Pamela K. Woodard, MD, FACR, Chair of the American College of Radiology® (ACR®) Commission on Research, contributed this post.

Research plays a central role in the advancement of radiology practice. Discoveries and innovation fuel our ability to provide high-quality care to our patients. Though clinical research advancements often require significant investments, the ACR is fortunately supportive of members in this pursuit.

As Chair of the ACR Commission on Research, I'm pleased to share the Fund for Collaborative Research in Imaging (FCRI) Grant. The goal of the FCRI Grant is to fund compelling, innovative research that advances the practice of radiology and is designed to promote research collaborations between the ACR and its members.

The fiscal year 2021 grant recipients were announced in June and demonstrate the breadth of types of clinical research projects the ACR undertakes. Each of these two projects are currently in the development phase but will activate and report out within two years. The first is the LI-RADS Imaging Research Registry, a multi-institutional effort applying ACR LI-RADS®, DART, TRIAD and ACR ASSIST® to identify eligible patient cases of images and clinical data and aggregate them in an effort to identify imaging features that predict hepatocellular carcinoma biological aggressiveness and overall survival in patients with lesions categorized as LR-5. The other is the Coronary Artery Calcium Scoring project, a multicenter, randomized, prospective study designed to test the efficacy of patient-centered educational intervention based on coronary artery calcification in cardiovascular risk factor modification in a cohort of patients enrolled in lung cancer screening programs across the country. The Calcium Scoring project aims to improve patient care and outcomes by getting more information from the lung screening chest CT. Patients presenting for lung cancer screening will have that non-gated chest CT scan also interpreted for coronary atherosclerotic calcification.

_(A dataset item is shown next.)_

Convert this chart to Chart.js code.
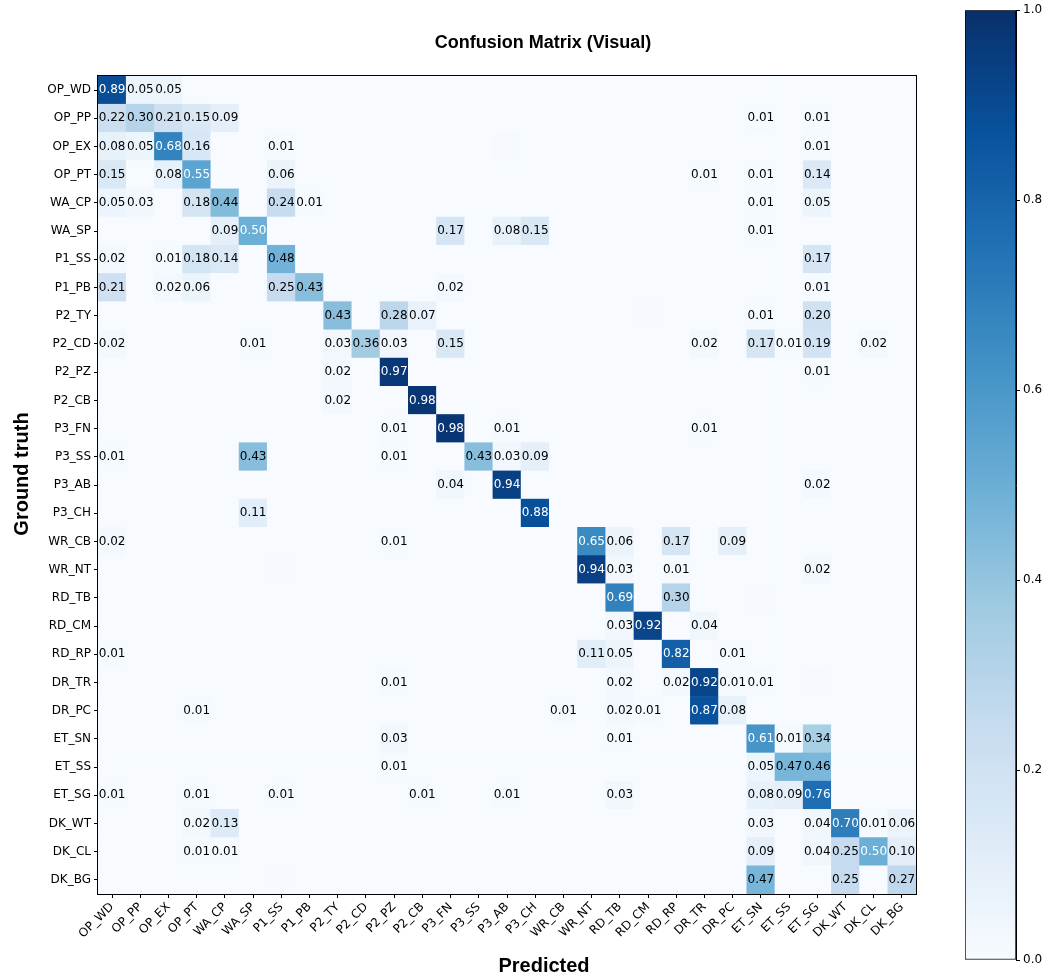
<!DOCTYPE html>
<html>
<head>
<meta charset="utf-8">
<script src="https://cdn.jsdelivr.net/npm/chart.js@4.4.0/dist/chart.umd.min.js"></script>
<style>
  body { margin: 0; background: #fff; }
  #main { position: absolute; left: 0; top: 0; }
  #cbar { position: absolute; left: 940px; top: 0; }
</style>
</head>
<body>
<canvas id="main" width="940" height="978"></canvas>
<canvas id="cbar" width="109" height="978"></canvas>
<script>
// class names (rows = ground truth, columns = predicted)
const labels = ['OP_WD', 'OP_PP', 'OP_EX', 'OP_PT', 'WA_CP', 'WA_SP', 'P1_SS', 'P1_PB', 'P2_TY', 'P2_CD',
    'P2_PZ', 'P2_CB', 'P3_FN', 'P3_SS', 'P3_AB', 'P3_CH', 'WR_CB', 'WR_NT', 'RD_TB', 'RD_CM',
    'RD_RP', 'DR_TR', 'DR_PC', 'ET_SN', 'ET_SS', 'ET_SG', 'DK_WT', 'DK_CL', 'DK_BG'];

// normalized confusion matrix, one row per ground-truth class
const cm = [
    [0.89, 0.05, 0.05, 0, 0, 0, 0, 0, 0, 0,   0, 0, 0, 0, 0, 0, 0, 0, 0, 0,   0, 0, 0, 0, 0, 0, 0, 0, 0],
    [0.22, 0.30, 0.21, 0.15, 0.09, 0, 0, 0, 0, 0,   0, 0, 0, 0, 0, 0, 0, 0, 0, 0,   0, 0, 0, 0.01, 0, 0.01, 0, 0, 0],
    [0.08, 0.05, 0.68, 0.16, 0, 0, 0.01, 0, 0, 0,   0, 0, 0, 0, 0.004, 0, 0, 0, 0, 0,   0, 0, 0, 0, 0, 0.01, 0, 0, 0],
    [0.15, 0, 0.08, 0.55, 0, 0, 0.06, 0, 0, 0,   0, 0, 0, 0, 0, 0, 0, 0, 0, 0,   0, 0.01, 0, 0.01, 0, 0.14, 0, 0, 0],
    [0.05, 0.03, 0, 0.18, 0.44, 0, 0.24, 0.01, 0, 0,   0, 0, 0, 0, 0, 0, 0, 0, 0, 0,   0, 0, 0, 0.01, 0, 0.05, 0, 0, 0],
    [0, 0, 0, 0, 0.09, 0.50, 0, 0, 0, 0,   0, 0, 0.17, 0, 0.08, 0.15, 0, 0, 0, 0,   0, 0, 0, 0.01, 0, 0, 0, 0, 0],
    [0.02, 0, 0.01, 0.18, 0.14, 0, 0.48, 0, 0, 0,   0, 0, 0, 0, 0, 0, 0, 0, 0, 0,   0, 0, 0, 0, 0, 0.17, 0, 0, 0],
    [0.21, 0, 0.02, 0.06, 0, 0, 0.25, 0.43, 0, 0,   0, 0, 0.02, 0, 0, 0, 0, 0, 0, 0,   0, 0, 0, 0, 0, 0.01, 0, 0, 0],
    [0, 0, 0, 0, 0, 0, 0, 0, 0.43, 0,   0.28, 0.07, 0, 0, 0, 0, 0, 0, 0, 0.004,   0, 0, 0, 0.01, 0, 0.20, 0, 0, 0],
    [0.02, 0, 0, 0, 0, 0.01, 0, 0, 0.03, 0.36,   0.03, 0, 0.15, 0, 0, 0, 0, 0, 0, 0,   0, 0.02, 0, 0.17, 0.01, 0.19, 0, 0.02, 0],
    [0, 0, 0, 0, 0, 0, 0, 0, 0.02, 0,   0.97, 0, 0, 0, 0, 0, 0, 0, 0, 0,   0, 0, 0, 0, 0, 0.01, 0, 0, 0],
    [0, 0, 0, 0, 0, 0, 0, 0, 0.02, 0,   0, 0.98, 0, 0, 0, 0, 0, 0, 0, 0,   0, 0, 0, 0, 0, 0, 0, 0, 0],
    [0, 0, 0, 0, 0, 0, 0, 0, 0, 0,   0.01, 0, 0.98, 0, 0.01, 0, 0, 0, 0, 0,   0, 0.01, 0, 0, 0, 0, 0, 0, 0],
    [0.01, 0, 0, 0, 0, 0.43, 0, 0, 0, 0,   0.01, 0, 0, 0.43, 0.03, 0.09, 0, 0, 0, 0,   0, 0, 0, 0, 0, 0, 0, 0, 0],
    [0, 0, 0, 0, 0, 0, 0, 0, 0, 0,   0, 0, 0.04, 0, 0.94, 0, 0, 0, 0, 0,   0, 0, 0, 0, 0, 0.02, 0, 0, 0],
    [0, 0, 0, 0, 0, 0.11, 0, 0, 0, 0,   0, 0, 0, 0, 0, 0.88, 0, 0, 0, 0,   0, 0, 0, 0, 0, 0, 0, 0, 0],
    [0.02, 0, 0, 0, 0, 0, 0, 0, 0, 0,   0.01, 0, 0, 0, 0, 0, 0, 0.65, 0.06, 0,   0.17, 0, 0.09, 0, 0, 0, 0, 0, 0],
    [0, 0, 0, 0, 0, 0, 0.004, 0, 0, 0,   0, 0, 0, 0, 0, 0, 0, 0.94, 0.03, 0,   0.01, 0, 0, 0, 0, 0.02, 0, 0, 0],
    [0, 0, 0, 0, 0, 0, 0, 0, 0, 0,   0, 0, 0, 0, 0, 0, 0, 0, 0.69, 0,   0.30, 0, 0, 0.004, 0, 0, 0, 0, 0],
    [0, 0, 0, 0, 0, 0, 0, 0, 0, 0,   0, 0, 0, 0, 0, 0, 0, 0, 0.03, 0.92,   0, 0.04, 0, 0, 0, 0, 0, 0, 0],
    [0.01, 0, 0, 0, 0, 0, 0, 0, 0, 0,   0, 0, 0, 0, 0, 0, 0, 0.11, 0.05, 0,   0.82, 0, 0.01, 0, 0, 0, 0, 0, 0],
    [0, 0, 0, 0, 0, 0, 0, 0, 0, 0,   0.01, 0, 0, 0, 0, 0, 0, 0, 0.02, 0,   0.02, 0.92, 0.01, 0.01, 0, 0.004, 0, 0, 0],
    [0, 0, 0, 0.01, 0, 0, 0, 0, 0, 0,   0, 0, 0, 0, 0, 0, 0.01, 0, 0.02, 0.01,   0, 0.87, 0.08, 0, 0, 0, 0, 0, 0],
    [0, 0, 0, 0, 0, 0, 0, 0, 0, 0,   0.03, 0, 0, 0, 0, 0, 0, 0, 0.01, 0,   0, 0, 0, 0.61, 0.01, 0.34, 0, 0, 0],
    [0, 0, 0, 0, 0, 0, 0, 0, 0, 0,   0.01, 0, 0, 0, 0, 0, 0, 0, 0, 0,   0, 0, 0, 0.05, 0.47, 0.46, 0, 0, 0],
    [0.01, 0, 0, 0.01, 0, 0, 0.01, 0, 0, 0,   0, 0.01, 0, 0, 0.01, 0, 0, 0, 0.03, 0,   0, 0, 0, 0.08, 0.09, 0.76, 0, 0, 0],
    [0, 0, 0, 0.02, 0.13, 0, 0, 0, 0, 0,   0, 0, 0, 0, 0, 0, 0, 0, 0, 0,   0, 0, 0, 0.03, 0, 0.04, 0.70, 0.01, 0.06],
    [0, 0, 0, 0.01, 0.01, 0, 0, 0, 0, 0,   0, 0, 0, 0, 0, 0, 0, 0, 0, 0,   0, 0, 0, 0.09, 0, 0.04, 0.25, 0.50, 0.10],
    [0, 0, 0, 0, 0, 0, 0.004, 0, 0, 0,   0, 0, 0, 0, 0, 0, 0, 0, 0, 0,   0, 0, 0, 0.47, 0, 0, 0.25, 0, 0.27]
];

const cbarTicks = [0, 0.2, 0.4, 0.6, 0.8, 1.0];

// matplotlib "Blues"
const bluesStops = ['#f7fbff', '#deebf7', '#c6dbef', '#9ecae1', '#6baed6', '#4292c6', '#2171b5', '#08519c', '#08306b'];

function hexToRgb(h) {
    return [parseInt(h.slice(1, 3), 16), parseInt(h.slice(3, 5), 16), parseInt(h.slice(5, 7), 16)];
}

function blues(v) {
    v = Math.max(0, Math.min(1, v));
    const t = v * 8;
    const i = Math.min(7, Math.floor(t));
    const f = t - i;
    const a = hexToRgb(bluesStops[i]), b = hexToRgb(bluesStops[i + 1]);
    const c = a.map((x, k) => Math.round(x + (b[k] - x) * f));
    return `rgb(${c[0]},${c[1]},${c[2]})`;
}

const cells = [];
cm.forEach((row, r) => row.forEach((v, c) => cells.push({ x: c, y: r, v: v })));

const tickFont = { family: 'DejaVu Sans', size: 12 };

function cellSide(chart) {
    const xs = chart.scales.x;
    return Math.abs(xs.getPixelForValue(1) - xs.getPixelForValue(0));
}

// value text in every cell
const cellText = {
    id: 'cellText',
    afterDatasetsDraw(chart) {
        const ctx = chart.ctx;
        const xs = chart.scales.x, ys = chart.scales.y;
        ctx.save();
        ctx.font = '12px "DejaVu Sans"';
        ctx.textAlign = 'center';
        ctx.textBaseline = 'middle';
        cells.forEach(p => {
            if (p.v < 0.005) return;
            ctx.fillStyle = p.v > 0.49 ? '#ffffff' : '#000000';
            ctx.fillText(p.v.toFixed(2), xs.getPixelForValue(p.x), ys.getPixelForValue(p.y));
        });
        ctx.restore();
    }
};

// frame, title and axis titles
const decor = {
    id: 'decor',
    afterDraw(chart) {
        const ctx = chart.ctx;
        const a = chart.chartArea;
        ctx.save();
        ctx.strokeStyle = '#000';
        ctx.lineWidth = 1;
        ctx.strokeRect(Math.round(a.left) - 0.5, Math.round(a.top) - 0.5, Math.round(a.right - a.left) + 1, Math.round(a.bottom - a.top) + 1);

        ctx.fillStyle = '#000';
        ctx.textAlign = 'center';
        ctx.textBaseline = 'middle';
        ctx.font = 'bold 18px "Liberation Sans", Arial, sans-serif';
        ctx.fillText('Confusion Matrix (Visual)', 543, 43);

        ctx.font = 'bold 20px "Liberation Sans", Arial, sans-serif';
        ctx.fillText('Predicted', 544, 966);

        ctx.translate(22, 474);
        ctx.rotate(-Math.PI / 2);
        ctx.fillText('Ground truth', 0, 0);
        ctx.restore();
    }
};

new Chart(document.getElementById('main'), {
    type: 'scatter',
    data: {
        datasets: [{
            data: cells,
            pointStyle: 'rect',
            borderWidth: 0,
            backgroundColor: ctx => blues(ctx.raw ? ctx.raw.v : 0),
            pointRadius: ctx => (cellSide(ctx.chart) + 0.6) / Math.SQRT2,
            pointHoverRadius: ctx => (cellSide(ctx.chart) + 0.6) / Math.SQRT2
        }]
    },
    options: {
        responsive: false,
        animation: false,
        events: [],
        layout: { padding: { top: 76, right: 24, left: 0, bottom: 0 } },
        plugins: {
            legend: { display: false },
            tooltip: { enabled: false }
        },
        scales: {
            x: {
                type: 'linear',
                min: -0.5,
                max: 28.5,
                afterBuildTicks: s => { s.ticks = labels.map((_, i) => ({ value: i })); },
                afterFit: s => { s.height = 84; },
                ticks: {
                    autoSkip: false,
                    minRotation: 45,
                    maxRotation: 45,
                    padding: 2,
                    color: '#000',
                    font: tickFont,
                    callback: v => labels[v]
                },
                grid: { drawOnChartArea: false, drawTicks: true, tickLength: 4, color: '#000' },
                border: { display: true, color: '#000' }
            },
            y: {
                type: 'linear',
                reverse: true,
                min: -0.5,
                max: 28.5,
                afterBuildTicks: s => { s.ticks = labels.map((_, i) => ({ value: i })); },
                afterFit: s => { s.width = 98; },
                ticks: {
                    autoSkip: false,
                    padding: 3,
                    color: '#000',
                    font: tickFont,
                    callback: v => labels[v]
                },
                grid: { drawOnChartArea: false, drawTicks: true, tickLength: 4, color: '#000' },
                border: { display: true, color: '#000' }
            }
        }
    },
    plugins: [cellText, decor]
});

// colorbar
new Chart(document.getElementById('cbar'), {
    type: 'bar',
    data: {
        labels: [''],
        datasets: [{
            data: [[0, 1]],
            barPercentage: 1,
            categoryPercentage: 1,
            borderWidth: 1,
            borderColor: '#000',
            borderSkipped: false,
            backgroundColor: ctx => {
                const a = ctx.chart.chartArea;
                if (!a) return bluesStops[0];
                const g = ctx.chart.ctx.createLinearGradient(0, a.bottom, 0, a.top);
                bluesStops.forEach((c, i) => g.addColorStop(i / 8, c));
                return g;
            }
        }]
    },
    options: {
        responsive: false,
        animation: false,
        events: [],
        layout: { padding: { top: 8, left: 25, right: 0, bottom: 18 } },
        plugins: {
            legend: { display: false },
            tooltip: { enabled: false }
        },
        scales: {
            x: { display: false },
            y: {
                position: 'right',
                min: 0,
                max: 1,
                afterBuildTicks: s => { s.ticks = cbarTicks.map(v => ({ value: v })); },
                afterFit: s => { s.width = 33; },
                ticks: {
                    padding: 3,
                    color: '#000',
                    font: tickFont,
                    callback: v => v.toFixed(1)
                },
                grid: { drawOnChartArea: false, drawTicks: true, tickLength: 4, color: '#000' },
                border: { display: true, color: '#000' }
            }
        }
    }
});
</script>
</body>
</html>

The FCRI Grant fills an important funding gap in clinical research — unique, one-time investments in the most compelling, innovative research ideas in effort to generate preliminary data to enable researchers to pursue more traditional, large-scale funding mechanisms that could only be performed with the addition of ACR resources.

The FCRI Grant is exclusively available to ACR members. Individuals or groups may submit applications with a total budget of up to $200,000. More than one proposal may be funded, and the total for all awards is limited to $400,000.